_STATED PROBLEM_
Exclude images, then output the remaining data verbatim.

_DATASET RECORDS_
++++++++++
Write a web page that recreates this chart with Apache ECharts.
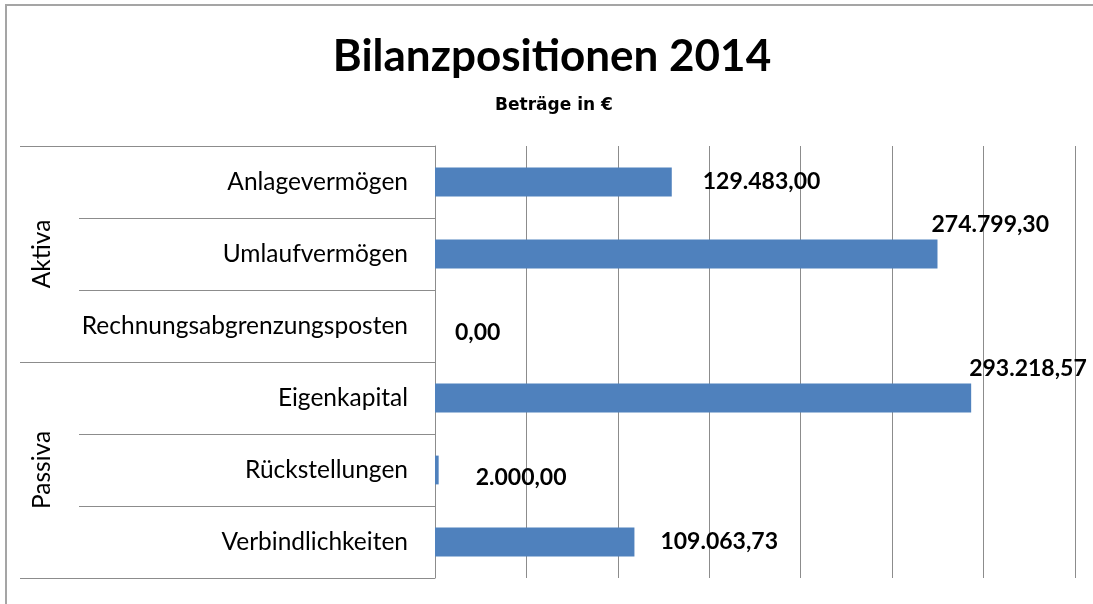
<!DOCTYPE html>
<html>
<head>
<meta charset="utf-8">
<script src="https://cdn.jsdelivr.net/npm/echarts@6/dist/echarts.min.js"></script>
<style>
html,body{margin:0;padding:0;background:#fff;overflow:hidden;}
#wrap{position:relative;width:1093px;height:604px;}
#chart{position:absolute;left:0;top:0;width:1093px;height:604px;}
#frame{position:absolute;left:5px;top:4px;width:2000px;height:2000px;border:2px solid #a5a5a5;pointer-events:none;box-sizing:border-box;}
</style>
</head>
<body>
<div id="wrap"><div id="chart"></div><div id="frame"></div></div>
<script>
const titleText = 'Bilanzpositionen 2014';
const subtitleText = 'Beträge in €';
const categories = ['Anlagevermögen','Umlaufvermögen','Rechnungsabgrenzungsposten','Eigenkapital','Rückstellungen','Verbindlichkeiten'];
const groups = ['Aktiva','Passiva'];
const values = [129483.00, 274799.30, 0.00, 293218.57, 2000.00, 109063.73];
const labelOffsets = [[31,0],[-6,-29],[20,7],[-2,-29],[37,8],[26,0]];

function fmtDE(v){
  const parts = v.toFixed(2).split('.');
  const intPart = parts[0].replace(/\B(?=(\d{3})+(?!\d))/g, '.');
  return intPart + ',' + parts[1];
}

const chart = echarts.init(document.getElementById('chart'), null, {renderer:'canvas'});
const FONT = 'Lato';
chart.setOption({
  animation:false,
  title:[
    {text:titleText,left:547,textAlign:'center',top:30,textStyle:{fontFamily:FONT,fontWeight:'bold',fontSize:44,color:'#000'}},
    {text:subtitleText,left:549,textAlign:'center',top:92,textStyle:{fontFamily:'DejaVu Sans',fontWeight:'bold',fontSize:17,color:'#000'}}
  ],
  grid:{left:435,right:18,top:146,bottom:26,containLabel:false},
  xAxis:{type:'value',min:0,max:350000,interval:50000,
    axisLine:{show:false},axisTick:{show:false},axisLabel:{show:false},
    splitLine:{show:true,lineStyle:{color:'#8c8c8c',width:1}}},
  yAxis:[
    {type:'category',data:categories,inverse:true,
      axisLine:{show:true,lineStyle:{color:'#8c8c8c',width:1}},
      axisTick:{show:true,length:356,alignWithLabel:false,lineStyle:{color:'#8c8c8c',width:1}},
      axisLabel:{show:true,margin:27,fontFamily:FONT,fontSize:24.5,color:'#000'},
      splitLine:{show:false}},
    {type:'category',data:groups,inverse:true,position:'left',offset:415,
      axisLine:{show:false},
      axisTick:{show:true,inside:true,length:415,lineStyle:{color:'#8c8c8c',width:1}},
      axisLabel:{show:true,inside:true,rotate:90,margin:10,fontFamily:FONT,fontSize:24.5,color:'#000'},
      splitLine:{show:false}}
  ],
  series:[{
    type:'bar',yAxisIndex:0,barWidth:'40%',
    data:values.map((v,i)=>({value:v,label:{offset:labelOffsets[i]}})),
    itemStyle:{color:'#4f81bd'},
    label:{show:true,position:'right',distance:0,formatter:p=>fmtDE(p.value),
      fontFamily:FONT,fontWeight:'bold',fontSize:23,color:'#000'}
  }]
});
</script>
</body>
</html>
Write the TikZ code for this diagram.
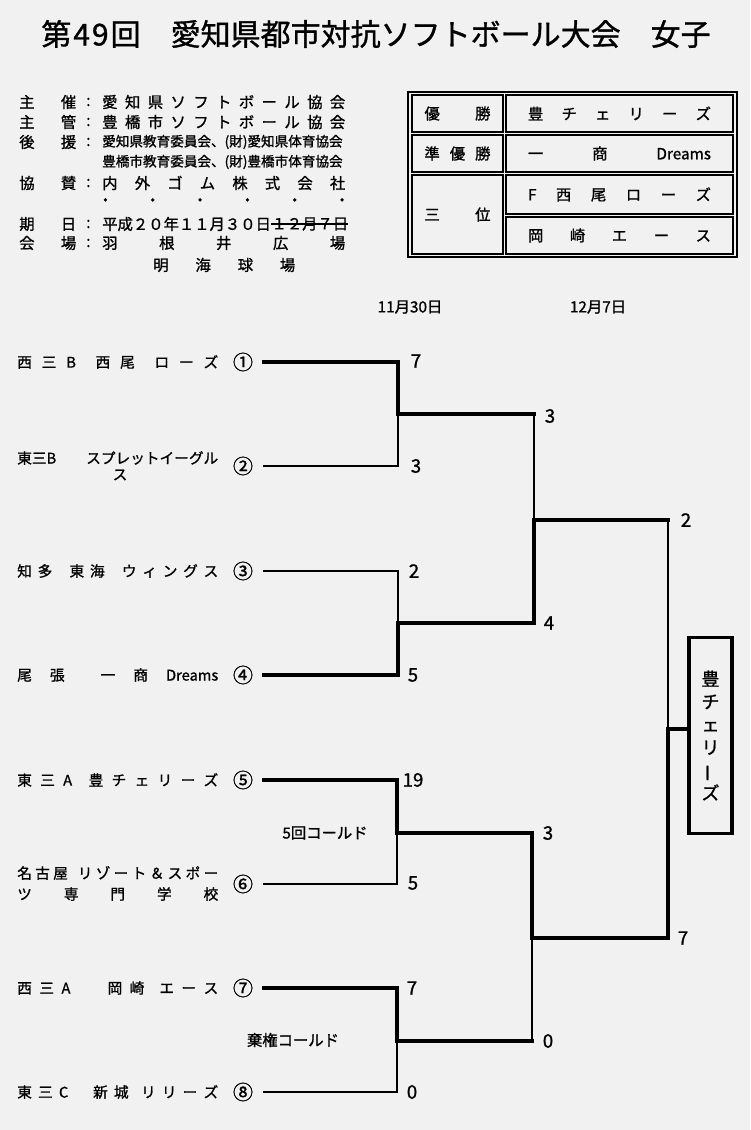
++++++++++
_SOLUTION FOR THIS PROBLEM_
Write a web page that recreates this chart with Apache ECharts.
<!DOCTYPE html>
<html>
<head>
<meta charset="utf-8">
<script src="https://cdn.jsdelivr.net/npm/echarts@6/dist/echarts.min.js"></script>
<style>
html,body{margin:0;padding:0;background:#fff;overflow:hidden;}
#wrap{position:relative;width:1093px;height:604px;}
#chart{position:absolute;left:0;top:0;width:1093px;height:604px;}
#frame{position:absolute;left:5px;top:4px;width:2000px;height:2000px;border:2px solid #a5a5a5;pointer-events:none;box-sizing:border-box;}
</style>
</head>
<body>
<div id="wrap"><div id="chart"></div><div id="frame"></div></div>
<script>
const titleText = 'Bilanzpositionen 2014';
const subtitleText = 'Beträge in €';
const categories = ['Anlagevermögen','Umlaufvermögen','Rechnungsabgrenzungsposten','Eigenkapital','Rückstellungen','Verbindlichkeiten'];
const groups = ['Aktiva','Passiva'];
const values = [129483.00, 274799.30, 0.00, 293218.57, 2000.00, 109063.73];
const labelOffsets = [[31,0],[-6,-29],[20,7],[-2,-29],[37,8],[26,0]];

function fmtDE(v){
  const parts = v.toFixed(2).split('.');
  const intPart = parts[0].replace(/\B(?=(\d{3})+(?!\d))/g, '.');
  return intPart + ',' + parts[1];
}

const chart = echarts.init(document.getElementById('chart'), null, {renderer:'canvas'});
const FONT = 'Lato';
chart.setOption({
  animation:false,
  title:[
    {text:titleText,left:547,textAlign:'center',top:30,textStyle:{fontFamily:FONT,fontWeight:'bold',fontSize:44,color:'#000'}},
    {text:subtitleText,left:549,textAlign:'center',top:92,textStyle:{fontFamily:'DejaVu Sans',fontWeight:'bold',fontSize:17,color:'#000'}}
  ],
  grid:{left:435,right:18,top:146,bottom:26,containLabel:false},
  xAxis:{type:'value',min:0,max:350000,interval:50000,
    axisLine:{show:false},axisTick:{show:false},axisLabel:{show:false},
    splitLine:{show:true,lineStyle:{color:'#8c8c8c',width:1}}},
  yAxis:[
    {type:'category',data:categories,inverse:true,
      axisLine:{show:true,lineStyle:{color:'#8c8c8c',width:1}},
      axisTick:{show:true,length:356,alignWithLabel:false,lineStyle:{color:'#8c8c8c',width:1}},
      axisLabel:{show:true,margin:27,fontFamily:FONT,fontSize:24.5,color:'#000'},
      splitLine:{show:false}},
    {type:'category',data:groups,inverse:true,position:'left',offset:415,
      axisLine:{show:false},
      axisTick:{show:true,inside:true,length:415,lineStyle:{color:'#8c8c8c',width:1}},
      axisLabel:{show:true,inside:true,rotate:90,margin:10,fontFamily:FONT,fontSize:24.5,color:'#000'},
      splitLine:{show:false}}
  ],
  series:[{
    type:'bar',yAxisIndex:0,barWidth:'40%',
    data:values.map((v,i)=>({value:v,label:{offset:labelOffsets[i]}})),
    itemStyle:{color:'#4f81bd'},
    label:{show:true,position:'right',distance:0,formatter:p=>fmtDE(p.value),
      fontFamily:FONT,fontWeight:'bold',fontSize:23,color:'#000'}
  }]
});
</script>
</body>
</html>
Write the TikZ code for this diagram.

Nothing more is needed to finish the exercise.